Mathematics for Imbeciles

BM Mathematics for Imbeciles

Mathematics for Imbeciles

With innumerate imbeciles in charge of all aspects of our lives, few can dispute the need for this modest book. For an author writing in this field, the challenge lies in limiting the content.

Let us begin with what this book is not. If writing for a professional reader, I might start with a juicy problem in fluid dynamics. If popularizing for the numerate, I would probably begin with a folksy anecdote, perhaps relating the story of how Thales first conceived of e when dunked head first in olive oil – a punishment meted out by angry farmers after he famously cornered the olive press market in Ephesus.

But I am writing for imbeciles, which raises tricky, perhaps even intractable issues about how to captivate their short attention spans, pierce through their narcissism and hammer ideas through their thick skulls. My plan is a series of short, clear synopses and lots of pictures.

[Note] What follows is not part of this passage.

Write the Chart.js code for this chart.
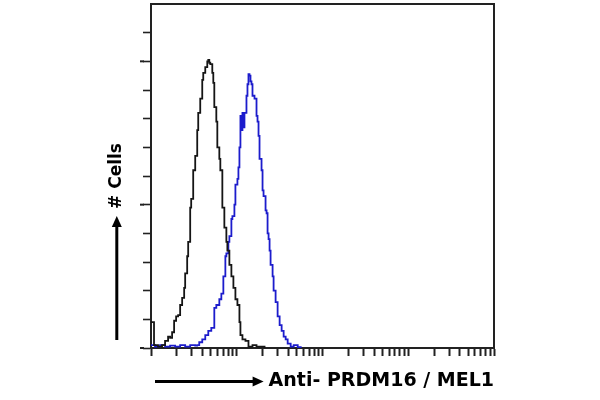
<!DOCTYPE html>
<html>
<head>
<meta charset="utf-8">
<script src="https://cdn.jsdelivr.net/npm/chart.js@4/dist/chart.umd.min.js"></script>
<style>
  html, body { margin: 0; padding: 0; background: #ffffff; }
  #c { display: block; }
</style>
</head>
<body>
<canvas id="c" width="600" height="400"></canvas>
<script>
// ---- Data (1024-channel log display, 256 channels per decade) ----
const channelsBlack = [0, 3, 9, 21, 33, 42, 51, 57, 63, 69, 75, 81, 87, 93, 99, 102, 108, 111, 117, 120, 126, 132, 138, 141, 147, 153, 156, 162, 168, 171, 174, 177, 183, 186, 189, 195, 198, 204, 207, 213, 219, 225, 228, 234, 240, 246, 252, 258, 264, 267, 273, 282, 291, 303, 315, 327, 339];
const countsBlack   = [0.9, 0.9, 0.1, 0.05, 0.1, 0.25, 0.4, 0.35, 0.55, 0.95, 1.1, 1.15, 1.5, 1.75, 2.1, 2.6, 3.2, 3.7, 4.9, 5.2, 6.2, 6.7, 7.6, 8.2, 8.7, 9.35, 9.6, 9.8, 10.0, 10.05, 9.95, 9.9, 9.6, 9.25, 8.4, 7.9, 7.0, 6.6, 6.2, 4.9, 4.2, 3.7, 3.4, 2.9, 2.5, 2.1, 1.7, 1.5, 0.9, 0.45, 0.3, 0.25, 0.05, 0.1, 0.05, 0.05, 0];

const channelsBlue = [0, 3, 12, 27, 42, 57, 72, 87, 102, 117, 132, 138, 144, 153, 162, 171, 180, 189, 195, 204, 210, 216, 222, 225, 231, 234, 240, 243, 249, 252, 258, 261, 264, 267, 270, 273, 276, 279, 285, 288, 291, 294, 297, 300, 303, 309, 315, 318, 321, 324, 330, 333, 336, 342, 345, 348, 351, 354, 357, 363, 366, 372, 378, 384, 390, 396, 402, 408, 417, 426, 438, 447];
const countsBlue   = [0.1, 0.1, 0.05, 0.1, 0.05, 0.08, 0.05, 0.1, 0.05, 0.1, 0.08, 0.1, 0.2, 0.3, 0.45, 0.6, 0.7, 1.4, 1.5, 1.7, 1.9, 2.5, 3.2, 3.3, 3.7, 3.9, 4.5, 4.6, 5.0, 5.7, 5.9, 6.3, 7.0, 8.1, 7.6, 8.2, 7.7, 8.2, 8.8, 9.2, 9.55, 9.5, 9.3, 9.2, 8.8, 8.7, 8.1, 7.9, 7.4, 6.6, 6.2, 5.5, 5.3, 4.8, 4.7, 4.0, 3.8, 3.4, 2.9, 2.5, 2.0, 1.6, 1.1, 0.8, 0.6, 0.4, 0.3, 0.15, 0.05, 0.1, 0.03, 0];

// Axis definition
const decades = [1, 10, 100, 1000];
const mantissas = [1, 2, 3, 4, 5, 6, 7, 8, 9];
const channelsPerDecade = 256;
const channelMax = 1024;
const countMax = 12;
const majorCountTicks = [0, 5, 10];

const xTitle = 'Anti- PRDM16 / MEL1';
const yTitle = '# Cells';

// ---- Chart ----
Chart.defaults.font.family = "'DejaVu Sans', 'Liberation Sans', sans-serif";

const toPoints = (xs, ys) => xs.map((x, i) => ({ x: x, y: ys[i] }));

const xTitleFont = { family: "'DejaVu Sans', sans-serif", size: 19, weight: 'bold', lineHeight: 1.2 };
const yTitleFont = { family: "'DejaVu Sans', sans-serif", size: 17, weight: 'bold', lineHeight: 1.2 };

const arrowsPlugin = {
  id: 'arrows',
  afterDraw(chart) {
    const ctx = chart.ctx;
    const area = chart.chartArea;
    const xs = chart.scales.x;
    const ys = chart.scales.y;
    ctx.save();

    // longer major tick marks on the count axis
    ctx.strokeStyle = '#222';
    ctx.lineWidth = 2;
    majorCountTicks.forEach(v => {
      const py = ys.getPixelForValue(v);
      ctx.beginPath();
      ctx.moveTo(area.left - 11, py);
      ctx.lineTo(area.left - 7, py);
      ctx.stroke();
    });

    ctx.fillStyle = '#000';
    ctx.strokeStyle = '#000';
    ctx.lineWidth = 3;

    // x-axis arrow (to the left of the title, on the title's centre line)
    ctx.font = 'bold 19px "DejaVu Sans"';
    const tw = ctx.measureText(xTitle).width;
    const ay = xs.bottom - 19 * 1.2 / 2;
    const xStart = area.left + 4;
    const xEnd = area.right - tw - 5;
    ctx.beginPath();
    ctx.moveTo(xStart, ay);
    ctx.lineTo(xEnd - 9, ay);
    ctx.stroke();
    ctx.beginPath();
    ctx.moveTo(xEnd, ay);
    ctx.lineTo(xEnd - 11, ay - 5);
    ctx.lineTo(xEnd - 11, ay + 5);
    ctx.closePath();
    ctx.fill();

    // y-axis arrow (below the title)
    ctx.font = 'bold 17px "DejaVu Sans"';
    const th = ctx.measureText(yTitle).width;
    const ax = ys.left + 17 * 1.2 / 2;
    const yMid = (area.top + area.bottom) / 2;
    const yTip = yMid + th / 2 + 7;
    const yStart = area.bottom - 8;
    ctx.beginPath();
    ctx.moveTo(ax, yStart);
    ctx.lineTo(ax, yTip + 9);
    ctx.stroke();
    ctx.beginPath();
    ctx.moveTo(ax, yTip);
    ctx.lineTo(ax - 5, yTip + 11);
    ctx.lineTo(ax + 5, yTip + 11);
    ctx.closePath();
    ctx.fill();

    ctx.restore();
  }
};

new Chart(document.getElementById('c'), {
  type: 'line',
  data: {
    datasets: [
      {
        label: 'Control',
        data: toPoints(channelsBlack, countsBlack),
        borderColor: '#151515',
        borderWidth: 1.8,
        stepped: true,
        pointRadius: 0,
        fill: false
      },
      {
        label: 'Anti-PRDM16',
        data: toPoints(channelsBlue, countsBlue),
        borderColor: '#1c1ccc',
        borderWidth: 1.8,
        stepped: true,
        pointRadius: 0,
        fill: false
      }
    ]
  },
  options: {
    responsive: false,
    animation: false,
    layout: { padding: { left: 106.6, right: 106, top: 4, bottom: 7.2 } },
    plugins: { legend: { display: false }, tooltip: { enabled: false } },
    scales: {
      x: {
        type: 'linear',
        position: 'bottom',
        min: 0,
        max: channelMax,
        afterBuildTicks(scale) {
          const t = [];
          decades.forEach(d => mantissas.forEach(m => t.push({ value: channelsPerDecade * Math.log10(m * d) })));
          t.push({ value: channelMax });
          scale.ticks = t;
        },
        ticks: { display: false },
        grid: { drawOnChartArea: false, drawTicks: true, tickLength: 8, tickColor: '#222', tickWidth: 2 },
        border: { display: true, color: '#222', width: 2 },
        title: { display: true, text: xTitle, align: 'end', color: '#000', font: xTitleFont, padding: { top: 14, bottom: 0 } }
      },
      y: {
        type: 'linear',
        position: 'left',
        min: 0,
        max: countMax,
        ticks: { display: false, stepSize: 1 },
        grid: {
          drawOnChartArea: false, drawTicks: true, tickLength: 8, tickWidth: 1.6,
          tickColor: (c) => (c.tick && c.tick.value === countMax ? 'rgba(0,0,0,0)' : '#222')
        },
        border: { display: true, color: '#222', width: 2 },
        title: { display: true, text: yTitle, align: 'center', color: '#000', font: yTitleFont, padding: { top: 0, bottom: 16 } }
      },
      xTop: {
        type: 'linear', position: 'top', min: 0, max: channelMax,
        ticks: { display: false }, grid: { display: false, drawTicks: false },
        border: { display: true, color: '#222', width: 2 }
      },
      yRight: {
        type: 'linear', position: 'right', min: 0, max: countMax,
        ticks: { display: false }, grid: { display: false, drawTicks: false },
        border: { display: true, color: '#222', width: 2 }
      }
    }
  },
  plugins: [arrowsPlugin]
});
</script>
</body>
</html>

The book is divided into three sections. The first addresses the simple numbers, including both simplistic and perspicacious, and then moves on to the challenging numbers. The middle – and largest section – deals with the impenetrable numbers, including the so-called three Is – imperturbable, inconvenient and impossible numbers. Note that mystifying numbers are expressly excluded because this author believes that what makes these numbers mystifying lies in the minds of the student, rather than in the nature of the number itself. This is in sharp contrast to the impenetrables, which are impenetrable to the stupid and the clever alike, and are therefore included.

A final section deals with miscellany, including flimsy, opaque, redundant and self-referential numbers.

There is a bonus section at the end which includes two brief essays on personal finance.

Although intended and written for imbeciles, it is hoped that other groups, like lazy, shallow, dim-witted and dull people may also benefit from my modest efforts.

Chapter 1: Lackadaisicals

Lackadaisical numbers, expressions and functions have an actual value that is always less than its potential value, or as  computer scientist Professor Andrew Winthrop puts it, “a lackadaisical is an identity that is less than itself.” Lackadaisicals include probabilities that produce results  with a margin of error greater than fifty percent; any result one  or more orders of magnitude smaller than its significant digit; and all distributions based on non-random samples. Some psychologists  claim they are useful in enumerating false  modesty and  hyperbole. In mathematics they are used  extensively in political polling, pharmaceutical testing, punditry and last- minute master’s thesis surveys.  They are also used in pharmacology to miscalculate doses, and by weight-watchers everywhere to count calories.